Phase One: Adaptation (1 x 12-15 repetitions) — During this phase, the goal is to adapt your body to lifting. Each exercise is to be done as follows: one set of 12 to 15 repetitions. The correct weight choice for each exercise will allow you to feel like you could complete an additional one to three repetitions with good form. The weight is too heavy if you feel a strong burn in the muscles at the end of the set.

The adaptation phase can last two to four weeks. Go to the Endurance Phase once you can complete the Adaptation workout without feeling sore the next day.

Phase Two: Endurance (2 x 12-15 repetitions) — During this phase, increase the number of sets to two, with each set still consisting of 12 to 15 repetitions. Again, the correct weight is one that allows you to complete the two sets knowing you could have done one to three more repetitions with good form and without any major burning in the muscles. Each set should be challenging without requiring maximum effort.

This phase can last four to 12 weeks. How long you extend this phase depends upon when your first big race is on the calendar. Count back nine weeks from your next A-priority race. This will mark the end date of the Endurance Phase and the beginning of the Power Phase.

Phase Three: Power (three sets: 1 x 10, 1 x 8, 1 x 6) — Feel the burn! This phase is where the largest improvements in strength occur. It is also where the sluggishness that weights can cause will carry over most into swimming, cycling and running. So don’t expect to feel like Carl Lewis at the same time you’re lifting like Arnold Schwarzenegger.

During the Power Phase, you will divide your exercises into two groups. On the first strength workout of the week you will include the following four exercises: lateral pull-down, leg extension, leg curl and dumbbell pullover. These exercises are done in three sets instead of two, and the repetitions change to one set of 10, one set of eight and a third set of six.

The correct weight is one that will require you to give your maximum effort in the final repetition. The remaining eight exercises are kept at two sets of 15, just like in the Endurance Phase.

Then, on the second strength workout of the week, perform the following five exercises in three sets, as above, again completing the final rep at maximum effort: bench press, squat, biceps curl, triceps extension, and leg press. As in the first strength workout of the week, all remaining exercises are performed as in the Endurance Phase, at 2 x 15 repetitions.

The Power Phase is about maximum effort.
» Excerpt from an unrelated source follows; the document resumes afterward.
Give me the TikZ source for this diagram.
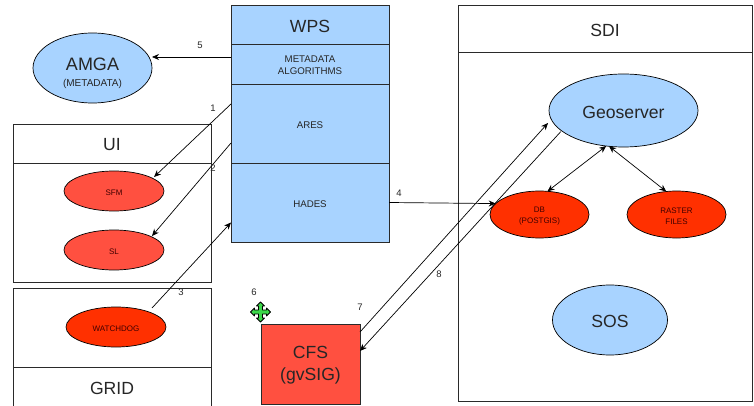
\documentclass[tikz,border=0pt]{standalone}
\usepackage{fontspec}
\setmainfont{Liberation Sans}
\usetikzlibrary{shapes.geometric,arrows.meta}
\definecolor{lblue}{HTML}{A8D3FF}
\definecolor{lred}{HTML}{FF5040}
\definecolor{hred}{HTML}{FF3000}
\definecolor{edge}{HTML}{2A2A2A}
\definecolor{mvgreen}{HTML}{3CD84A}
\newcommand{\dn}[1]{\raisebox{-1.5pt}[\height][\depth]{#1}}
\newcommand{\dnam}[1]{\raisebox{-5.5pt}[\height][\depth]{#1}}
\tikzset{
  every node/.style={inner sep=0pt,outer sep=0pt,text=black!85,align=center},
  boxn/.style 2 args={draw=edge,line width=.9pt,rectangle,minimum width=#1,minimum height=#2},
  ell/.style 2 args={draw=black,line width=.7pt,ellipse,minimum width=#1,minimum height=#2},
  big/.style={font=\fontsize{17.6}{22}\selectfont},
  mid/.style={font=\fontsize{9.7}{12.4}\selectfont},
  tiny/.style={font=\fontsize{8}{10.5}\selectfont,text=black!75!red},
  num/.style={font=\fontsize{9.5}{10}\selectfont},
  conn/.style={draw=black,line width=.7pt,-{Stealth[length=7pt,width=6pt]}},
  dconn/.style={draw=black,line width=.7pt,{Stealth[length=7pt,width=6pt]}-{Stealth[length=7pt,width=6pt]}}
}
\begin{document}
\begin{tikzpicture}[x=1pt,y=-1pt]
\useasboundingbox (0,0) rectangle (754,406);
% WPS
\node[boxn={158pt}{39pt},fill=lblue,big] (wps) at (310,24.5) {\dn{WPS}};
\node[boxn={158pt}{40pt},fill=lblue,mid] (meta) at (310,64) {\dn{METADATA}\\\dn{ALGORITHMS}};
\node[boxn={158pt}{79pt},fill=lblue,mid] (ares) at (310,123.5) {\dn{ARES}};
\node[boxn={158pt}{79pt},fill=lblue,mid] (hades) at (310,202.5) {\dn{HADES}};
% AMGA
\node[ell={119pt}{70pt},fill=lblue,font=\fontsize{18}{22}\selectfont] (amga) at (92.5,68) {\dnam{AMGA}\\[-6pt]\dnam{\fontsize{10}{12}\selectfont (METADATA)}};
% UI
\node[boxn={198pt}{39pt},big] (ui) at (112,143.5) {\dn{UI}};
\node[boxn={198pt}{119pt}] (uibody) at (112,222.5) {};
\node[ell={100pt}{40pt},fill=lred,tiny] (sfm) at (114,191) {\dn{SFM}};
\node[ell={100pt}{40pt},fill=lred,tiny] (sl) at (114,250) {\dn{SL}};
% GRID
\node[boxn={198pt}{79pt}] (gridbody) at (112,327.5) {};
\node[boxn={198pt}{50pt},big] (grid) at (112,392) {};
\node[big] (gridtext) at (112,388) {GRID};
\node[ell={100pt}{40pt},fill=hred,font=\fontsize{8}{10}\selectfont,text=black!75!red] (watchdog) at (116,327) {\dn{WATCHDOG}};
% CFS
\node[boxn={99pt}{80pt},fill=lred,big] (cfs) at (310.5,364) {\dn{CFS}\\\dn{(gvSIG)}};
% SDI
\node[boxn={294pt}{47pt},big] (sdi) at (605,28.5) {\dn{SDI}};
\node[boxn={294pt}{349pt}] (sdibody) at (605,226.5) {};
\node[ell={149pt}{73pt},fill=lblue,big] (geo) at (623.5,110.5) {\dn{Geoserver}};
\node[ell={99pt}{47pt},fill=hred,tiny] (db) at (539.5,214.5) {\dn{DB}\\\dn{(POSTGIS)}};
\node[ell={99pt}{47pt},fill=hred,tiny] (raster) at (676.5,214.5) {\dn{RASTER}\\\dn{FILES}};
\node[ell={115pt}{70pt},fill=lblue,big] (sos) at (610,320) {\dn{SOS}};
% connectors
\draw[conn] (meta.west |- 0,57) -- (amga.east |- 0,57);
\draw[conn] ([yshift=19.5pt]ares.west) -- ([xshift=40pt,yshift=14pt]sfm.center);
\draw[conn] ([yshift=-19.5pt]ares.west) -- ([xshift=38pt,yshift=14pt]sl.center);
\draw[conn] ([xshift=36pt,yshift=19pt]watchdog.center) -- ([yshift=-20pt]hades.west);
\draw[conn] (hades.east) -- (db.166);
\draw[conn] ([yshift=32pt]cfs.east) -- ([xshift=-75.5pt,yshift=-12.5pt]geo.center);
\draw[conn] ([xshift=-62.8pt,yshift=-21.2pt]geo.center) -- ([yshift=13pt]cfs.east);
\draw[dconn] (db.71) -- (geo.244);
\draw[dconn] (raster.114) -- (geo.248);
% numbers
\node[num] (n5) at (200,45) {5};
\node[num] (n1) at (213,108) {1};
\node[num] (n2) at (213,168) {2};
\node[num] (n3) at (181,292) {3};
\node[num] (n4) at (399,193) {4};
\node[num] (n6) at (254,292) {6};
\node[num] (n7) at (360,307) {7};
\node[num] (n8) at (439,274) {8};
% move icon
\begin{scope}[shift={(260.5,312)}]
\draw[fill=mvgreen,draw=black,line width=.8pt,line join=round]
 (0,-10) -- (4,-6) -- (2,-6) -- (2,-2) -- (6,-2) -- (6,-4) -- (10,0) -- (6,4) -- (6,2) -- (2,2) -- (2,6) -- (4,6) -- (0,10) -- (-4,6) -- (-2,6) -- (-2,2) -- (-6,2) -- (-6,4) -- (-10,0) -- (-6,-4) -- (-6,-2) -- (-2,-2) -- (-2,-6) -- (-4,-6) -- cycle;
\end{scope}
\end{tikzpicture}
\end{document}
You will probably find that the weight needed for this phase is 10 to 25 percent more than the weight you were using with good form during the Endurance Phase.

Power Phase Sets

Day 1

  • Power lateral pull-down (1 x 10, 1 x 8, 1 x 6)
  • Power leg extension (1 x 10, 1 x 8, 1 x 6)
  • Power leg curl (1 x 10, 1 x 8, 1 x 6)
  • Bench press (2 x 15)
  • Squat (2 x 15)
  • Lateral dumbbell raise (2 x 15)
  • Calf raise (2 x 15)
  • Power dumbbell pullover (1 x 10, 1 x 8, 1 x 6)
  • Backward lunge (2 x 15)
  • Bicep curls (2 x 15)
  • Tricep extensions (2 x 15)
  • Leg press (2 x 15)
  • Sit-up
  • Stretching

Day 2

  • Power lateral pull-down (2 x 15)
  • Power leg extension (2 x 15)
  • Power leg curl (2 x 15)
  • Bench press (2 x 15)
  • Squat (1 x 10, 1 x 8, 1 x 6)
  • Lateral dumbbell raise (2 x 15)
  • Calf raise (2 x 15)
  • Power dumbbell pullover (2 x 15)
  • Backward lunge (2 x 15)
  • Bicep curls (1 x 10, 1 x 8, 1 x 6)
  • Tricep extensions (1 x 10, 1 x 8, 1 x 6)
  • Leg press (1 x 10, 1 x 8, 1 x 6)
  • Sit-up
  • Stretching

This phase should last three to six weeks before you move on to the Chisel Phase.

Phase Four: Chisel (2 x 12 repetitions) — In this phase, you take all the strength you have gained and hone it with repetitions that simulate the speed of muscle contraction experienced during racing.

In the Chisel Phase, you will reduce the weight back down to a level equal to or slightly less than you used during the Endurance Phase. Do two sets of 12 repetitions to the count of two on both the contraction and the relaxation.

Chisel Phase Sets

  • Power lateral pull-down (2 x 12)
  • Power leg extension (2 x 12)
  • Power leg curl (2 x 12)
  • Bench press (2 x 12)
  • Squat (2 x 15)
  • Lateral dumbbell raise (2 x 12)
  • Calf raise (2 x 12)
  • Power dumbbell pullover (2 x 12)
  • Backward lunge (2 x 12)
  • Bicep curls (2 x 12)
  • Tricep extensions (2 x 12)
  • Leg press (2 x 12)

Note: To compound the positive effect of the leg press during this phase, do each of the two sets with one leg at a time, instead of using both legs together.

During Phase Four, the Chisel Phase, the weight should be chosen so it feels light yet becomes challenging at the end of set two due to mild lactic acid build-up. Fatigue is caused mainly by the speed of the move, not the load you are lifting. Again, focus on good form, and make sure that there are still one or two repetitions left in you at the end of the second set. The rest period between sets is dropped from 90 seconds to about 30 seconds.

This phase should ideally be three weeks but can last two to four weeks and should end about three weeks before a major competition. The anaerobic intensity of this phase makes it sustainable for only a short period of time.